A 12-strong skills ensemble gathers around Don Alfonso to assist him in his deceitful manipulations. Sometimes there is so much going on it is difficult to concentrate on the music: this is a show for everyone and no-one. Superficially luscious, it does Mozart few if any favours, no matter how impressive the lighting (superb under revival director Andy Cutbush) or the choreography from the Improbable participants. It might just work if – and it is a big if – the singing and playing match.

The orchestra first: fine playing, but Kerem Hasan’s tempos were often just under so the music sagged. This was quite a counterpoint to the staging, and not a particularly comfortable one; this production needs an orchestra completely on its toes.
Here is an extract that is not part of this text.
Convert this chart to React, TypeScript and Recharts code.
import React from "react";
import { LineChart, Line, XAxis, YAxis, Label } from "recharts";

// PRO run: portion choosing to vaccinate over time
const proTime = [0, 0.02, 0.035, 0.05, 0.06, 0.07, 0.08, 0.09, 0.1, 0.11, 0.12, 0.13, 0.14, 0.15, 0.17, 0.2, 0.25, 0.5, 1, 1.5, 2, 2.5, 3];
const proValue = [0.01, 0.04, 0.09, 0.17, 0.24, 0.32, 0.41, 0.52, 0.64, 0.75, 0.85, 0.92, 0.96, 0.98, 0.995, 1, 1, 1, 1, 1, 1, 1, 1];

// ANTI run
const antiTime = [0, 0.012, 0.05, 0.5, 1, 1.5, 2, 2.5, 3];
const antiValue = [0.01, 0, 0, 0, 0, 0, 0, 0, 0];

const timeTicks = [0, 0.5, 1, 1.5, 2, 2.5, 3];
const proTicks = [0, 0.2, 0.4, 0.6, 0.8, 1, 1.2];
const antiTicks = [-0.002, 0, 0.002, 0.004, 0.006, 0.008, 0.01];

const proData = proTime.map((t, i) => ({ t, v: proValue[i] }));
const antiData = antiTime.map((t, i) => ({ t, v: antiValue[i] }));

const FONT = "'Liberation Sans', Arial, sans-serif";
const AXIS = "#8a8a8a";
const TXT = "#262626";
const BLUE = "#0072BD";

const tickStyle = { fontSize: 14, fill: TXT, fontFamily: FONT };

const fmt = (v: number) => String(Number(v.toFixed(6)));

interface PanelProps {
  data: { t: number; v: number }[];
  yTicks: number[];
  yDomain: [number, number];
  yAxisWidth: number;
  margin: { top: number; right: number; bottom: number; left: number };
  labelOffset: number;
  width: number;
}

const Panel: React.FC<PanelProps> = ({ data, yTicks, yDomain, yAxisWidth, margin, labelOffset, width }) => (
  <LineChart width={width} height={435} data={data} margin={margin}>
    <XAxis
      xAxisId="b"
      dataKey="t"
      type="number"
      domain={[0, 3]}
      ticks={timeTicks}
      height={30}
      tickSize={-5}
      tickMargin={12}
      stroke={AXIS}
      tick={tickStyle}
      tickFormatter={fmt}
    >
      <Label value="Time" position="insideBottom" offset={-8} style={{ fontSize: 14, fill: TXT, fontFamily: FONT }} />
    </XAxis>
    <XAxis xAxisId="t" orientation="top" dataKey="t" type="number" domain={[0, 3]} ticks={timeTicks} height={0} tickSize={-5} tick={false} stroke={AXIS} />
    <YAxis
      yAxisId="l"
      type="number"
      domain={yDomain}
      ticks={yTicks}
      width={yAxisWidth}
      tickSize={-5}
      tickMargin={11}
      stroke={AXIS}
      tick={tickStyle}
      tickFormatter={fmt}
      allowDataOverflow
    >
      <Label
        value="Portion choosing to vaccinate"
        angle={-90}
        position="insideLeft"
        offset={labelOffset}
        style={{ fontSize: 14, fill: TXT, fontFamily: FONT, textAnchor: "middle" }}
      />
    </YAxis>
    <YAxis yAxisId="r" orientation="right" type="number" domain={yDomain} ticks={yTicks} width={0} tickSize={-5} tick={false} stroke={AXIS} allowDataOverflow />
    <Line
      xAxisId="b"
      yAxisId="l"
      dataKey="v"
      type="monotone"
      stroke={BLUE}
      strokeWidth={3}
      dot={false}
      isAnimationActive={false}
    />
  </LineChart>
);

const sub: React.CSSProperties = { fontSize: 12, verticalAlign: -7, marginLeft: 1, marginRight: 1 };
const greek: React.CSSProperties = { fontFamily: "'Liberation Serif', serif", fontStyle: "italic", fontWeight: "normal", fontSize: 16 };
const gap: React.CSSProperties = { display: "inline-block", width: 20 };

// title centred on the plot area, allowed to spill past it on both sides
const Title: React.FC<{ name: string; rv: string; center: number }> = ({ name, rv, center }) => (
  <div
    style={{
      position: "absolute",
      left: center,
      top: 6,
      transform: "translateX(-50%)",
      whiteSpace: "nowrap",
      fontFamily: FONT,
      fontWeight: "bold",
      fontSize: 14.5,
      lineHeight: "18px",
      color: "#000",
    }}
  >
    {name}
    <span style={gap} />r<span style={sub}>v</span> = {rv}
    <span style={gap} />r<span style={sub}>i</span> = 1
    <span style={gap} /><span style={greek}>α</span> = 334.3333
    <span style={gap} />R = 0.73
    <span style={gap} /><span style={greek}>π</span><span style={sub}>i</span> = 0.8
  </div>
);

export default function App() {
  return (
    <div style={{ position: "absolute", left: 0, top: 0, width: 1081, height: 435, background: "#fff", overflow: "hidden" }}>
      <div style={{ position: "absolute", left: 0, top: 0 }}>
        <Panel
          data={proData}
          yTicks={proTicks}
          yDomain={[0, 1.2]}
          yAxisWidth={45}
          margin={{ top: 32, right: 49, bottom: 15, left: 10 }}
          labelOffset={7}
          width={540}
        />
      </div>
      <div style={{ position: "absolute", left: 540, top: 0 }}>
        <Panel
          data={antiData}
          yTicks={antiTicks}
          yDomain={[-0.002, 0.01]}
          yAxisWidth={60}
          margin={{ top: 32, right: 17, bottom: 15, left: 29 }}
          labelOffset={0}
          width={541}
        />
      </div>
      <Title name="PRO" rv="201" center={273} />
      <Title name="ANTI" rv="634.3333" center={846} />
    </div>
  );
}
Individual contributions were excellent (not least the horn section) but too often the music’s energy dropped, A very strong harpsichord contribution seemed perfect for the space.

Vocally, there were two standouts. Soraya Mafi, an ENO Harewood Artist who has never yet failed to impress, was the perfect Despina: a maid at the Skyline Motel who is strong, feisty, cheeky, vocally acrobatic, capable of phenomenal disguises and, the cream on top, a multiplicity of fabulous accents. Luckily the other standout was her partner in crime, the Don Alfonso. This is the finest I have seen and heard from Neal Davies, hamming the role up for all he was worth in a bright – what I believe is called a Zoot – suit, commanding the stage in the process, vocally firm of voice but flexible of delivery. Both, too, delivered their lines with impeccable diction. A joy.

Which leaves the lovers – this is their school, after all, and allegedly a training ground for all of us! Two fabulous ladies took the female roles, with beautifully contrasting voices: Nardus Williams as Fiordiligi and Hanna Hipp, whose Cherubini (a Cherubino at Covent Garden and a Cherubino here at the Coliseum) has previously impressed, as a light-voiced, characterful counterpart, offering a ‘Smanie implacabili’ from strength. The voices need to work together, though, and so they did, beautifully. Williams is almost the complete Fiordiligi, just a slight weakness at the lower end of her range.

The gentlemen Casanovi were less evenly spaced. They are both Samoan (what are the chances? – higher than one might think, if the Samoan Ring in Putney recently is anything to go by!), Benson Wilson as Guglielmo and Amitai Pati as Ferrando. Wilson was consistently excellent, his voice honeyed and flexible, with a lovely ‘Donne mie’. Amitai Pati’s Ferrando, though, was of a lower rung of the ladder, his ‘Un’aura amorosa’ rather anaemic both musically and of tone; the two voices worked well, if not delightfully, together.

Undeniably entertaining in a sort of overload-like way, this is a ‘gateway Così’: if it does being in new audiences to opera, a grown-up production would be the next step. This is a concept I wish had worked – it holds so much potential – but it struck me as a bit like the food from an omnipresent beefburger chain: almost as soon as you’ve finished, you’re still hungry. Of all composers, one cannot be unsubstantial with Mozart. Jeremy Sams’s translation works well, amusing and skilful.

The performance was preceded by a performance of the Ukrainian National Anthem (although the Czech Philharmonic played it better at the Barbican Hall); the outside of the London Coliseum is draped with a Ukrainian flag.